-- START OF TASK MATERIAL --

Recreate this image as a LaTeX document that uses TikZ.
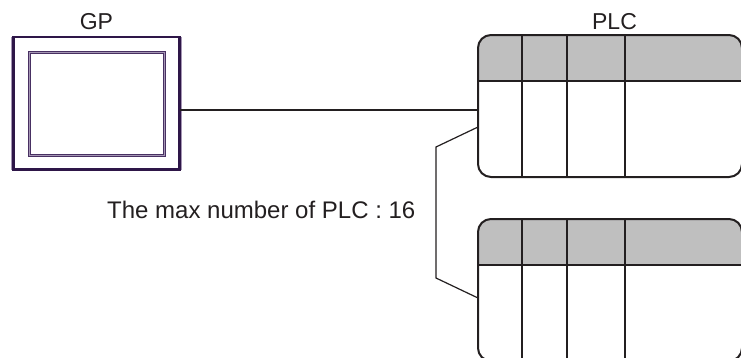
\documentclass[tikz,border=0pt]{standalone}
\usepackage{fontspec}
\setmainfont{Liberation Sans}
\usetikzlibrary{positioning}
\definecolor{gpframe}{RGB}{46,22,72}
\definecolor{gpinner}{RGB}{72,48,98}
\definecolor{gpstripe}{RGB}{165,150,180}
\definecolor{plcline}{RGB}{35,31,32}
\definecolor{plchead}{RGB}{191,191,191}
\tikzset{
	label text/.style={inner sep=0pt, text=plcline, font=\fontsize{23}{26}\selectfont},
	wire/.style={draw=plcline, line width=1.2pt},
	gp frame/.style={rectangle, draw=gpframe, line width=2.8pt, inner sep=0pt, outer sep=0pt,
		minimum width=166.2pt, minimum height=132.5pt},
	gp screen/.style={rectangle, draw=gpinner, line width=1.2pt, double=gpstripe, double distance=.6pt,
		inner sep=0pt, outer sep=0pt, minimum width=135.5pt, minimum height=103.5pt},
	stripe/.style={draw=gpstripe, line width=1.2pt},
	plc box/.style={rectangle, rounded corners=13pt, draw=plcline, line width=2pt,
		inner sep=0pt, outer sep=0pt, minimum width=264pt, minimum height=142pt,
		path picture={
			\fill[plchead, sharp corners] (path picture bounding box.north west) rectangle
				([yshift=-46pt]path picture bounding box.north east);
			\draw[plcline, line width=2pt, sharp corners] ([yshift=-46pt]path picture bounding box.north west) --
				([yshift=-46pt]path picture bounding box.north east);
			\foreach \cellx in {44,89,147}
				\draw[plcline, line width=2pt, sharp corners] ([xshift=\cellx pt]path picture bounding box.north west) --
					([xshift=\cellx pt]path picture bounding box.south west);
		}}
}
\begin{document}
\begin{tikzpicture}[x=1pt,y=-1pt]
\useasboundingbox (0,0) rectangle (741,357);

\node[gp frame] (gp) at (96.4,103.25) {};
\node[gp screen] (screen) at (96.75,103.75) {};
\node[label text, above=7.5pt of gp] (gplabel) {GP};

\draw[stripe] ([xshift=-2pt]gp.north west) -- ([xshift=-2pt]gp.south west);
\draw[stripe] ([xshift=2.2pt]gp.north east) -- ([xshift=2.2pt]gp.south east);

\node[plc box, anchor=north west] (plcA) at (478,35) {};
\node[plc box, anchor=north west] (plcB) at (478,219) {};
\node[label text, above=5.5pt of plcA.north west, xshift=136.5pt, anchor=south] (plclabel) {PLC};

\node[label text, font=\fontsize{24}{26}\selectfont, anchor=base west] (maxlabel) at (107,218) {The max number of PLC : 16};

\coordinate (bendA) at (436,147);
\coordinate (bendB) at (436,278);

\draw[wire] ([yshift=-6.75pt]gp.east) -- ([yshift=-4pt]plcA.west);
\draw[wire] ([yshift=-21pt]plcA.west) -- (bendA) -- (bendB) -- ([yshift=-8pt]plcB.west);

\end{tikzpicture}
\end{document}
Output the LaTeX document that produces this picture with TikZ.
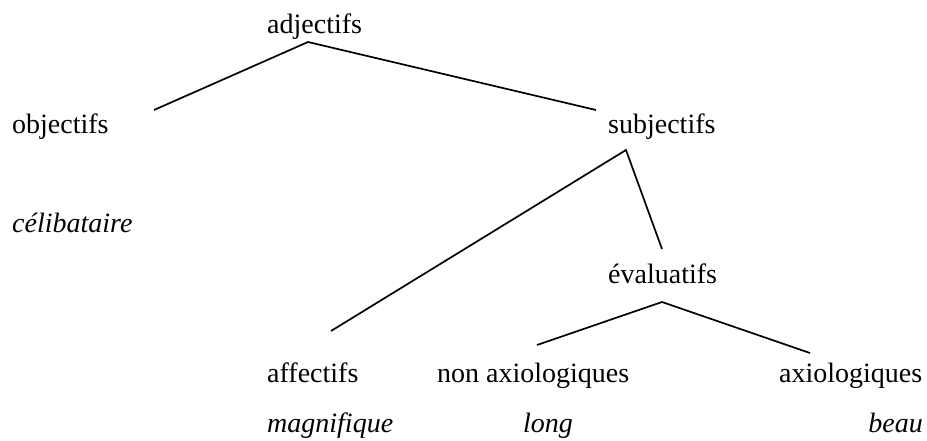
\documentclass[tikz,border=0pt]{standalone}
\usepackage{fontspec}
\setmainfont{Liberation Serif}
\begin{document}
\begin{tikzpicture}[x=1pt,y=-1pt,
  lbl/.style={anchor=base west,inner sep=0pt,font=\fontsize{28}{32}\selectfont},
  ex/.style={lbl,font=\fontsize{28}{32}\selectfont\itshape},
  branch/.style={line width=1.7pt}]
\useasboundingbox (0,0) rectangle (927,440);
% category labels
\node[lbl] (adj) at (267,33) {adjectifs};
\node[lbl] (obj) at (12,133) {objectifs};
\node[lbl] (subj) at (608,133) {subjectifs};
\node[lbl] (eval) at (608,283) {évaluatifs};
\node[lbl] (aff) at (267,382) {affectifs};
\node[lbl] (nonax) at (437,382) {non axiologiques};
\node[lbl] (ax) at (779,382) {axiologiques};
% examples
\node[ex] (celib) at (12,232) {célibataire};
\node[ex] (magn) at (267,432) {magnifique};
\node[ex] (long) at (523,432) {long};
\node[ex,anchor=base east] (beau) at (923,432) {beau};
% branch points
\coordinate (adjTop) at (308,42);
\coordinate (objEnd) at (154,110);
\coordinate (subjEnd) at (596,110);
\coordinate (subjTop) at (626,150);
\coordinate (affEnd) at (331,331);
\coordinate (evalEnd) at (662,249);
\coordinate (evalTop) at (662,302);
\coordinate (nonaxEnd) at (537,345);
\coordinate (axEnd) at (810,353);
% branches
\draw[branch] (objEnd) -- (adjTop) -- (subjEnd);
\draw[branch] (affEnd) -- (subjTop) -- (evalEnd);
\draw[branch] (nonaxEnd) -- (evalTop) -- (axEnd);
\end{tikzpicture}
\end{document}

-- END OF TASK MATERIAL --

Only the lines from the line with "Output the LaTeX" to the end of the records should be repeated, exactly and without pictures.

WRITTEN SOLUTION →
Output the LaTeX document that produces this picture with TikZ.
\documentclass[tikz,border=0pt]{standalone}
\usepackage{fontspec}
\setmainfont{Liberation Serif}
\begin{document}
\begin{tikzpicture}[x=1pt,y=-1pt,
  lbl/.style={anchor=base west,inner sep=0pt,font=\fontsize{28}{32}\selectfont},
  ex/.style={lbl,font=\fontsize{28}{32}\selectfont\itshape},
  branch/.style={line width=1.7pt}]
\useasboundingbox (0,0) rectangle (927,440);
% category labels
\node[lbl] (adj) at (267,33) {adjectifs};
\node[lbl] (obj) at (12,133) {objectifs};
\node[lbl] (subj) at (608,133) {subjectifs};
\node[lbl] (eval) at (608,283) {évaluatifs};
\node[lbl] (aff) at (267,382) {affectifs};
\node[lbl] (nonax) at (437,382) {non axiologiques};
\node[lbl] (ax) at (779,382) {axiologiques};
% examples
\node[ex] (celib) at (12,232) {célibataire};
\node[ex] (magn) at (267,432) {magnifique};
\node[ex] (long) at (523,432) {long};
\node[ex,anchor=base east] (beau) at (923,432) {beau};
% branch points
\coordinate (adjTop) at (308,42);
\coordinate (objEnd) at (154,110);
\coordinate (subjEnd) at (596,110);
\coordinate (subjTop) at (626,150);
\coordinate (affEnd) at (331,331);
\coordinate (evalEnd) at (662,249);
\coordinate (evalTop) at (662,302);
\coordinate (nonaxEnd) at (537,345);
\coordinate (axEnd) at (810,353);
% branches
\draw[branch] (objEnd) -- (adjTop) -- (subjEnd);
\draw[branch] (affEnd) -- (subjTop) -- (evalEnd);
\draw[branch] (nonaxEnd) -- (evalTop) -- (axEnd);
\end{tikzpicture}
\end{document}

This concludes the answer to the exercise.